Payday 2 Xbox 360 Review
Publisher – 505 Games – Developer – Overkill Software – Genre – FPS – Players – 1-4 – Age Rating – 18+ – Other console/handheld formats – PS3
It’s time for a history lesson. The heist genre goes back long before the original Payday or even the colourful antics of Kane & Lynch. It also pre-dates the GTA series. We can find its roots in arcade game Bonanza Brothers, Security Alert by First Star (both offering multiple locations to loot) and way back to 1986 and They Stole A Million. This icon-driven strategy game saw the player choose the members of their gang, plot a course through the building and then execute the perfect heist.
Payday 2 kicks off with the Gang of Four (Dallas, Wolf, Hoxton and Chains) arriving in Washington D.C, heading to the safe house provided by criminal mastermind Bain. Here the basic controls can be mastered, with a shooting gallery and a room full of doors to get through. The garage allows customisation of both weapons and masks, once suitable materials and textures have been earned.
The real action starts by logging onto Crimenet, where a map display offers potential jobs. These are rated in terms of risk and reward. Playing offline there are AI characters to help, but online up to four humans can team up through the lobby or by invite. At higher levels assets such as blueprints or a faster getaway car can be purchased to improve the chance of success. These later missions also play out over multiple days with a series of tasks.
Once the job begins, players are in casing mode. Here care must be taken to avoid raising suspicion, staying out of secure areas or triggering cameras and alarms. Donning the mask starts the raid proper, weapons are readied and civilians told to get down. Their hands can be tied with cable ties, turning them into a valuable hostage. Interacting with the scenery includes drilling through safes, picking locks and grabbing the loot. When the alarm is raised, the police will move in and it becomes a gunfight. The escape vehicle will often be delayed or moved, but once it is available valuables can be thrown in the back to secure them. Escape is only possible when set targets have been reached, and the longer the criminals hang around the heavier the police response.
Should a team member be downed, there is a countdown before they are taken into custody. During this time a colleague can help them up to save them. Captured hostages can be traded for team members, the process delayed if civilians have been killed. Like many FPS games, the downed player can watch what is happening with the others until they are released. Suspicious guards will also handcuff you, with time taken to pick the locks or require a friend to release you. The mission ends when all four robbers are captured or the survivors manage to escape. Cash and XP are awarded, along with a bonus card. Three cards are dealt to each player and one is chosen, rewarding the player with a new weapon, modification or material/colour for customisation.
Perhaps the most valuable reward is skill points, spent on new skills.

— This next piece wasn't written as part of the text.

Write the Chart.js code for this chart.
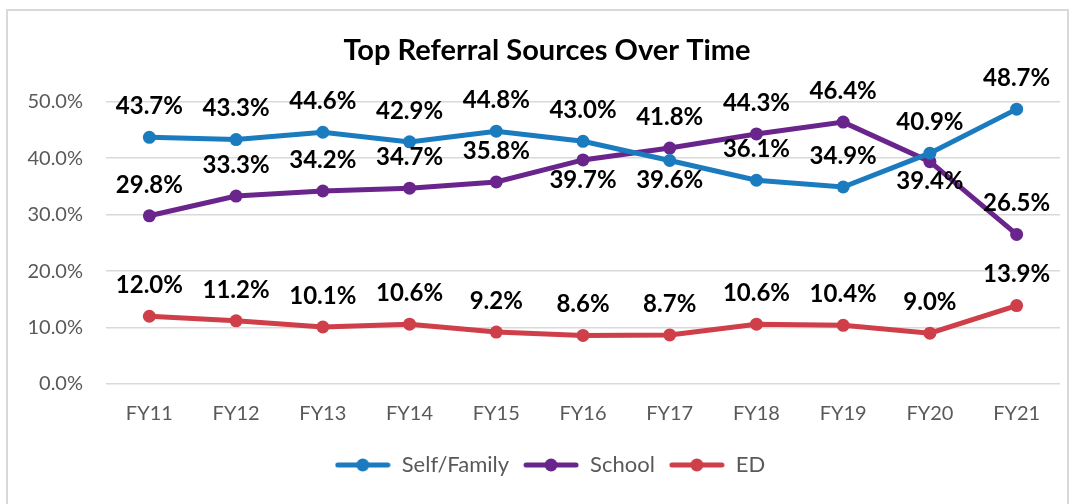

There are four classes – the Enforcer specialises in weapons, the Mastermind negotiates, the Technician employs gadgets and the Ghost is stealthy. Each class has multiple tiers, but points can be put on different classes at any time and the skill tree re-arranged. Each new skill has a basic (1 point) and ace (3 point) bonus. As the player’s reputation grows, so more difficult and challenging tasks are unlocked. Body armour, sentry guns and ECM jammers are among the gadgets that are also available – for spending money – as the game progresses.
The co-operative nature of the gameplay and the “crime vision” that highlights key objectives and characters is strongly reminiscent of Left 4 Dead. Much like that game, it only comes alive with a good group of players working together; the solo player must do all the work with only little help from the AI. New objectives and locations have expanded the scope of the original Payday, but it quickly becomes repetitive tackling the easier missions to level up. The proportion of spending cash earned after each mission feels low, meaning it takes longer to buy new things than perhaps it should. Too often the gameplay descends into a hail of bullets and tactics go out of the window. The way drills often fail and need to be restarted also frustrates in the heat of the action. The 360 version is prone to players dropping in and out, leading to long delays.

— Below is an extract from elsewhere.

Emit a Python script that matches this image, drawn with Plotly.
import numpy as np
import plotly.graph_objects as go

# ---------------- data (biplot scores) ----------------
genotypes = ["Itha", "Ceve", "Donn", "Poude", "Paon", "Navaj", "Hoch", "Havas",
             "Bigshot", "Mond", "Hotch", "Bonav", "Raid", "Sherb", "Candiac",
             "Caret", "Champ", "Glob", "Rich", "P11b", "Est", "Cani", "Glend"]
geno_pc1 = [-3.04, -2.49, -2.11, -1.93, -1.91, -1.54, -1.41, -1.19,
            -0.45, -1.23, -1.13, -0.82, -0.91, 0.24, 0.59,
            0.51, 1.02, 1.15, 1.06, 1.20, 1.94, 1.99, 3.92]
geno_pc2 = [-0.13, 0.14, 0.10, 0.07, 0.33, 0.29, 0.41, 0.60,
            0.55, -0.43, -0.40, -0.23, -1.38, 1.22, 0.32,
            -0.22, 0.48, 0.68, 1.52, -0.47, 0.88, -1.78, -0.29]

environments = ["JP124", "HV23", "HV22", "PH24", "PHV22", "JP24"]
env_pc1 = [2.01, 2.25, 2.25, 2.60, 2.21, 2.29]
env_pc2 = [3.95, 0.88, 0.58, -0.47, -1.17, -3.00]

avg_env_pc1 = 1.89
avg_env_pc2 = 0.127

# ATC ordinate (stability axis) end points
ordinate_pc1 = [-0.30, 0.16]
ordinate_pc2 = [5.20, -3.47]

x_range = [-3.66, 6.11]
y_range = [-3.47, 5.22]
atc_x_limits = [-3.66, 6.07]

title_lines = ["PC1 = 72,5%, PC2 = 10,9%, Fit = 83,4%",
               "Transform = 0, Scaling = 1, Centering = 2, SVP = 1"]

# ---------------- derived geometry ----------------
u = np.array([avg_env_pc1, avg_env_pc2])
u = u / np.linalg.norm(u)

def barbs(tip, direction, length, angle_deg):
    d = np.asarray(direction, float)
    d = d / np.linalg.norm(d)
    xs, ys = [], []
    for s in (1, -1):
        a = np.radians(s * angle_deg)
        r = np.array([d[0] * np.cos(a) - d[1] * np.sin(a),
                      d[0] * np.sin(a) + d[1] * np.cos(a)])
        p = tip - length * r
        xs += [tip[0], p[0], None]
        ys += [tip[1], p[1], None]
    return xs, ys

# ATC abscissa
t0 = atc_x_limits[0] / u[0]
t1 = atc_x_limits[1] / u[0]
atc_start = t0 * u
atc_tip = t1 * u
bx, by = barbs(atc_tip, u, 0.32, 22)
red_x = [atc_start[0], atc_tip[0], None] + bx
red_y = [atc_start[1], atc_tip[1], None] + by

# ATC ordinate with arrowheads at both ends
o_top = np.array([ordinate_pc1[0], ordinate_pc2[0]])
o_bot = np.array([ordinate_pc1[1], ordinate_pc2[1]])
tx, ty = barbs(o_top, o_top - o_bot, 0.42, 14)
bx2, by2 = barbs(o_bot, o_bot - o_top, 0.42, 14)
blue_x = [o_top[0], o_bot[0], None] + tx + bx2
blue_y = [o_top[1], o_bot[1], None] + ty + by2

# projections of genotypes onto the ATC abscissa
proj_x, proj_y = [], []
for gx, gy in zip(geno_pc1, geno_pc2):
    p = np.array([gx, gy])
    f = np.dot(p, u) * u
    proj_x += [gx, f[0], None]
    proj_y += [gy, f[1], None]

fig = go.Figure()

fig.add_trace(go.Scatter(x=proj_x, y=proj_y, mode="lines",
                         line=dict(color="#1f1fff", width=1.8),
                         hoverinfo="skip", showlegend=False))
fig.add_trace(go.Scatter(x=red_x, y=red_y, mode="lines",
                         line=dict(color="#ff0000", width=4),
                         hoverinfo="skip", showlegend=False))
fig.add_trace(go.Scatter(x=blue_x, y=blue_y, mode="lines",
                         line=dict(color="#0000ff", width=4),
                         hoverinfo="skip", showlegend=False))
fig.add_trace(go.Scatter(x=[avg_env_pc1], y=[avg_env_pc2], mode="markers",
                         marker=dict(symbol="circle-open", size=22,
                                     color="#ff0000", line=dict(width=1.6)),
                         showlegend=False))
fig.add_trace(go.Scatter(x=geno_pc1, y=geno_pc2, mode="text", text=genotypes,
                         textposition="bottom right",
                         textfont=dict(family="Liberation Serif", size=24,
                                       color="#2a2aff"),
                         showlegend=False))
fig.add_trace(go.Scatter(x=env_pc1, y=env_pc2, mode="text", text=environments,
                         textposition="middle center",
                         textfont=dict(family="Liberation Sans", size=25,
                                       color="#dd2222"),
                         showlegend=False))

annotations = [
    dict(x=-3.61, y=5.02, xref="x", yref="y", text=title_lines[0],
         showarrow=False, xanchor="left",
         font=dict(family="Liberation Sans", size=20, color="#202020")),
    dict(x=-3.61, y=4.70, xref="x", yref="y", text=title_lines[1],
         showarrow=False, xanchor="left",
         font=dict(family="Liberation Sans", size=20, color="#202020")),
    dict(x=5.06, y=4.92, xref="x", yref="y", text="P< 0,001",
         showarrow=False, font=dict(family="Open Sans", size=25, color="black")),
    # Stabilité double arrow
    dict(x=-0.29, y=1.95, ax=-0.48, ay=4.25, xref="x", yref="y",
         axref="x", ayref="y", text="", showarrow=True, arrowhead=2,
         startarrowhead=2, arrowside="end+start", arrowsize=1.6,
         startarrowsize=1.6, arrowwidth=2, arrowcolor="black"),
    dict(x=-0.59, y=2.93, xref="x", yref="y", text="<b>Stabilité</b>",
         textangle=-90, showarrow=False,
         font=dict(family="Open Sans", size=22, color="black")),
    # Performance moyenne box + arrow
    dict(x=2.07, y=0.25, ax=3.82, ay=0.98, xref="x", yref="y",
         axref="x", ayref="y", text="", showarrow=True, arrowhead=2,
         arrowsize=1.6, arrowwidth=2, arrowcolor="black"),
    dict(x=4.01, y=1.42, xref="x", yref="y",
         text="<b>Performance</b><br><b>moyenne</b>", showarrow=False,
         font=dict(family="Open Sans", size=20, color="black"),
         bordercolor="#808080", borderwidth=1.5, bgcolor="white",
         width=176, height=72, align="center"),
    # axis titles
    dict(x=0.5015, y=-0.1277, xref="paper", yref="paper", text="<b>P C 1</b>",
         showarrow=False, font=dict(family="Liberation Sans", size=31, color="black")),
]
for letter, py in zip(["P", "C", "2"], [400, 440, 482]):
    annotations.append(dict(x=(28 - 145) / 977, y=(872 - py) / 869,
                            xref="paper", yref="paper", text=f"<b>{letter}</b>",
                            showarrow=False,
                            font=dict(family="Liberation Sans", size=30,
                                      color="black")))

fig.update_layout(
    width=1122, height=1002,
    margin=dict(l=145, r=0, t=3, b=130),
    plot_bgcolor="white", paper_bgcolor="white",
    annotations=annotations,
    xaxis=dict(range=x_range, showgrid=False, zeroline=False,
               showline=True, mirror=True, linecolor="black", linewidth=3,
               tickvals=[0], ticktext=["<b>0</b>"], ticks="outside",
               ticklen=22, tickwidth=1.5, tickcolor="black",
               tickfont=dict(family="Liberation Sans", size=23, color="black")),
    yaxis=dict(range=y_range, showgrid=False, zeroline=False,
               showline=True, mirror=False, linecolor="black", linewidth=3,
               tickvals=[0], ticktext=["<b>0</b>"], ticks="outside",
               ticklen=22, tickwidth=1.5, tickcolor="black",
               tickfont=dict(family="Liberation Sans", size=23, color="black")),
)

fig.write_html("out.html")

Payday 2 goes for the glitz and glamour of movie heists but falls short. Graphics are glitchy, with characters often passing through each other or scenery. That scenery is bland, with little variety between the locations, and often clumsy to interact with – invisible walls block off parts of a street, and doors lead nowhere. Sound is generally good, including the muffled effect when stun grenades go off, but the speech is stilted and repeats too often. What the game really lacks is more strategy – something as simple as choosing start location by dropping masks onto a map would have helped.
High demand saw the game sell out on shop shelves and reach the top of the UK software chart in its first week of release, so there is an audience and a large online community (the 360 version is now also available to download from the Games On Demand store, and fresh stock has gone out to shops). Ignore the shortcomings and there is some illicit fun to be had, in the company of good players.